## The exercise
Repeat the listing exactly as given, omitting every image.

## Available data
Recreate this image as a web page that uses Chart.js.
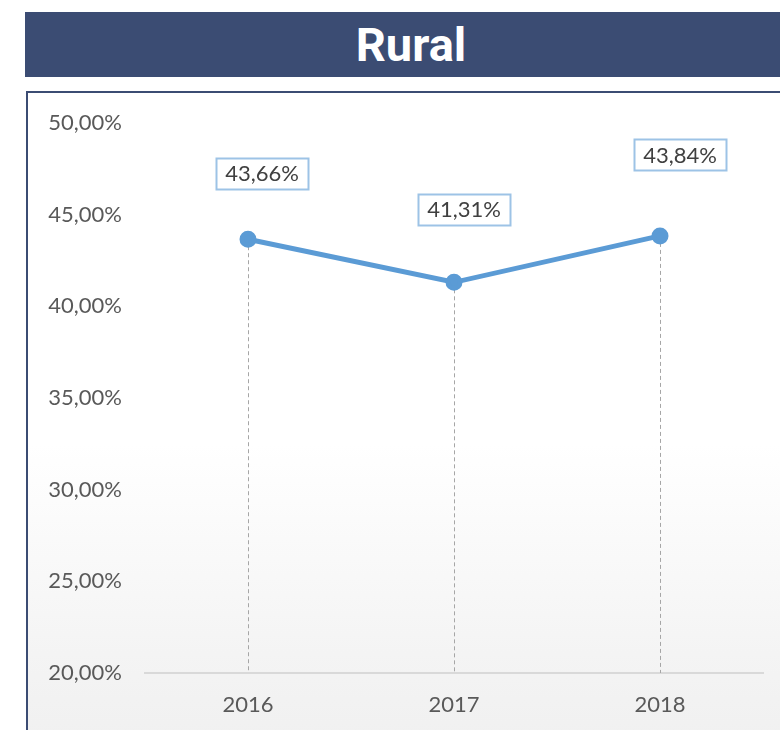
<!DOCTYPE html>
<html>
<head>
<meta charset="utf-8">
<script src="https://cdn.jsdelivr.net/npm/chart.js@4"></script>
<style>
    html, body { margin: 0; padding: 0; background: #ffffff; }
    body { width: 780px; height: 730px; position: relative; overflow: hidden; font-family: Lato, sans-serif; }
    .banner {
        position: absolute; left: 25px; top: 12px; width: 760px; height: 65px;
        background: #3b4c73; color: #ffffff;
        font-family: Roboto, sans-serif; font-weight: bold; font-size: 47px;
        line-height: 65px; text-align: center; box-sizing: border-box; padding-left: 12px;
    }
    .frame {
        position: absolute; left: 26px; top: 91px; width: 780px; height: 700px;
        border-left: 2px solid #3b4c73; border-top: 2px solid #3b4c73;
        background: linear-gradient(180deg, #ffffff 0%, #ffffff 50%, #f4f4f4 80%, #eeeeee 100%);
    }
    #chart-wrap { position: absolute; left: 0; top: 0; width: 780px; height: 730px; }
</style>
</head>
<body>
<div class="banner">Rural</div>
<div class="frame"></div>
<div id="chart-wrap"><canvas id="chart-rural"></canvas></div>
<script>
// Data
const years = ['2016', '2017', '2018'];
const ruralValues = [43.66, 41.31, 43.84];
const yTicks = [20, 25, 30, 35, 40, 45, 50];

function fmtPct(v) {
    return v.toFixed(2).replace('.', ',') + '%';
}

// dashed drop lines from each point down to the axis
const dropLines = {
    id: 'dropLines',
    beforeDatasetsDraw(chart) {
        const ctx = chart.ctx;
        const bottom = chart.chartArea.bottom;
        ctx.save();
        ctx.strokeStyle = '#a6a6a6';
        ctx.lineWidth = 1;
        ctx.setLineDash([4, 3]);
        chart.getDatasetMeta(0).data.forEach(pt => {
            const x = Math.round(pt.x) + 0.5;
            ctx.beginPath();
            ctx.moveTo(x, pt.y);
            ctx.lineTo(x, bottom);
            ctx.stroke();
        });
        ctx.restore();
    }
};

// boxed value labels above each point
const boxLabels = {
    id: 'boxLabels',
    afterDatasetsDraw(chart, args, opts) {
        const ctx = chart.ctx;
        ctx.save();
        ctx.font = '22px Lato, sans-serif';
        ctx.textAlign = 'center';
        ctx.textBaseline = 'middle';
        chart.getDatasetMeta(0).data.forEach((pt, i) => {
            const text = fmtPct(ruralValues[i]);
            const off = opts.offsets[i];
            const cx = pt.x + off[0];
            const cy = pt.y + off[1];
            const w = ctx.measureText(text).width + 18;
            const h = 31;
            ctx.fillStyle = '#ffffff';
            ctx.fillRect(cx - w / 2, cy - h / 2, w, h);
            ctx.strokeStyle = '#9dc3e6';
            ctx.lineWidth = 2;
            ctx.strokeRect(Math.round(cx - w / 2) + 0.5, Math.round(cy - h / 2) + 0.5, Math.round(w), h);
            ctx.fillStyle = '#404040';
            ctx.fillText(text, cx, cy + 1);
        });
        ctx.restore();
    }
};

new Chart(document.getElementById('chart-rural'), {
    type: 'line',
    data: {
        labels: years,
        datasets: [{
            label: 'Rural',
            data: ruralValues,
            borderColor: '#5b9bd5',
            backgroundColor: '#5b9bd5',
            borderWidth: 5,
            pointRadius: 6,
            pointHoverRadius: 6,
            tension: 0
        }]
    },
    options: {
        responsive: true,
        maintainAspectRatio: false,
        animation: false,
        layout: { padding: { top: 123, right: 17, left: 0, bottom: 0 } },
        plugins: {
            legend: { display: false },
            tooltip: { enabled: false },
            boxLabels: { offsets: [[14, -66], [10, -73], [20, -81]] }
        },
        scales: {
            x: {
                offset: true,
                grid: { display: false, drawTicks: false },
                border: { display: true, color: '#d9d9d9', width: 2 },
                ticks: { color: '#595959', padding: 19, font: { family: 'Lato', size: 22 } },
                afterFit: scale => { scale.height = 57; }
            },
            y: {
                min: 20,
                max: 50,
                afterBuildTicks: scale => { scale.ticks = yTicks.map(v => ({ value: v })); },
                grid: { display: false, drawTicks: false },
                border: { display: false },
                ticks: {
                    color: '#595959',
                    padding: 23,
                    font: { family: 'Lato', size: 22 },
                    callback: v => fmtPct(v)
                },
                afterFit: scale => { scale.width = 145; }
            }
        }
    },
    plugins: [dropLines, boxLabels]
});
</script>
</body>
</html>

## Solution to the exercise
Recreate this image as a web page that uses Chart.js.
<!DOCTYPE html>
<html>
<head>
<meta charset="utf-8">
<script src="https://cdn.jsdelivr.net/npm/chart.js@4"></script>
<style>
    html, body { margin: 0; padding: 0; background: #ffffff; }
    body { width: 780px; height: 730px; position: relative; overflow: hidden; font-family: Lato, sans-serif; }
    .banner {
        position: absolute; left: 25px; top: 12px; width: 760px; height: 65px;
        background: #3b4c73; color: #ffffff;
        font-family: Roboto, sans-serif; font-weight: bold; font-size: 47px;
        line-height: 65px; text-align: center; box-sizing: border-box; padding-left: 12px;
    }
    .frame {
        position: absolute; left: 26px; top: 91px; width: 780px; height: 700px;
        border-left: 2px solid #3b4c73; border-top: 2px solid #3b4c73;
        background: linear-gradient(180deg, #ffffff 0%, #ffffff 50%, #f4f4f4 80%, #eeeeee 100%);
    }
    #chart-wrap { position: absolute; left: 0; top: 0; width: 780px; height: 730px; }
</style>
</head>
<body>
<div class="banner">Rural</div>
<div class="frame"></div>
<div id="chart-wrap"><canvas id="chart-rural"></canvas></div>
<script>
// Data
const years = ['2016', '2017', '2018'];
const ruralValues = [43.66, 41.31, 43.84];
const yTicks = [20, 25, 30, 35, 40, 45, 50];

function fmtPct(v) {
    return v.toFixed(2).replace('.', ',') + '%';
}

// dashed drop lines from each point down to the axis
const dropLines = {
    id: 'dropLines',
    beforeDatasetsDraw(chart) {
        const ctx = chart.ctx;
        const bottom = chart.chartArea.bottom;
        ctx.save();
        ctx.strokeStyle = '#a6a6a6';
        ctx.lineWidth = 1;
        ctx.setLineDash([4, 3]);
        chart.getDatasetMeta(0).data.forEach(pt => {
            const x = Math.round(pt.x) + 0.5;
            ctx.beginPath();
            ctx.moveTo(x, pt.y);
            ctx.lineTo(x, bottom);
            ctx.stroke();
        });
        ctx.restore();
    }
};

// boxed value labels above each point
const boxLabels = {
    id: 'boxLabels',
    afterDatasetsDraw(chart, args, opts) {
        const ctx = chart.ctx;
        ctx.save();
        ctx.font = '22px Lato, sans-serif';
        ctx.textAlign = 'center';
        ctx.textBaseline = 'middle';
        chart.getDatasetMeta(0).data.forEach((pt, i) => {
            const text = fmtPct(ruralValues[i]);
            const off = opts.offsets[i];
            const cx = pt.x + off[0];
            const cy = pt.y + off[1];
            const w = ctx.measureText(text).width + 18;
            const h = 31;
            ctx.fillStyle = '#ffffff';
            ctx.fillRect(cx - w / 2, cy - h / 2, w, h);
            ctx.strokeStyle = '#9dc3e6';
            ctx.lineWidth = 2;
            ctx.strokeRect(Math.round(cx - w / 2) + 0.5, Math.round(cy - h / 2) + 0.5, Math.round(w), h);
            ctx.fillStyle = '#404040';
            ctx.fillText(text, cx, cy + 1);
        });
        ctx.restore();
    }
};

new Chart(document.getElementById('chart-rural'), {
    type: 'line',
    data: {
        labels: years,
        datasets: [{
            label: 'Rural',
            data: ruralValues,
            borderColor: '#5b9bd5',
            backgroundColor: '#5b9bd5',
            borderWidth: 5,
            pointRadius: 6,
            pointHoverRadius: 6,
            tension: 0
        }]
    },
    options: {
        responsive: true,
        maintainAspectRatio: false,
        animation: false,
        layout: { padding: { top: 123, right: 17, left: 0, bottom: 0 } },
        plugins: {
            legend: { display: false },
            tooltip: { enabled: false },
            boxLabels: { offsets: [[14, -66], [10, -73], [20, -81]] }
        },
        scales: {
            x: {
                offset: true,
                grid: { display: false, drawTicks: false },
                border: { display: true, color: '#d9d9d9', width: 2 },
                ticks: { color: '#595959', padding: 19, font: { family: 'Lato', size: 22 } },
                afterFit: scale => { scale.height = 57; }
            },
            y: {
                min: 20,
                max: 50,
                afterBuildTicks: scale => { scale.ticks = yTicks.map(v => ({ value: v })); },
                grid: { display: false, drawTicks: false },
                border: { display: false },
                ticks: {
                    color: '#595959',
                    padding: 23,
                    font: { family: 'Lato', size: 22 },
                    callback: v => fmtPct(v)
                },
                afterFit: scale => { scale.width = 145; }
            }
        }
    },
    plugins: [dropLines, boxLabels]
});
</script>
</body>
</html>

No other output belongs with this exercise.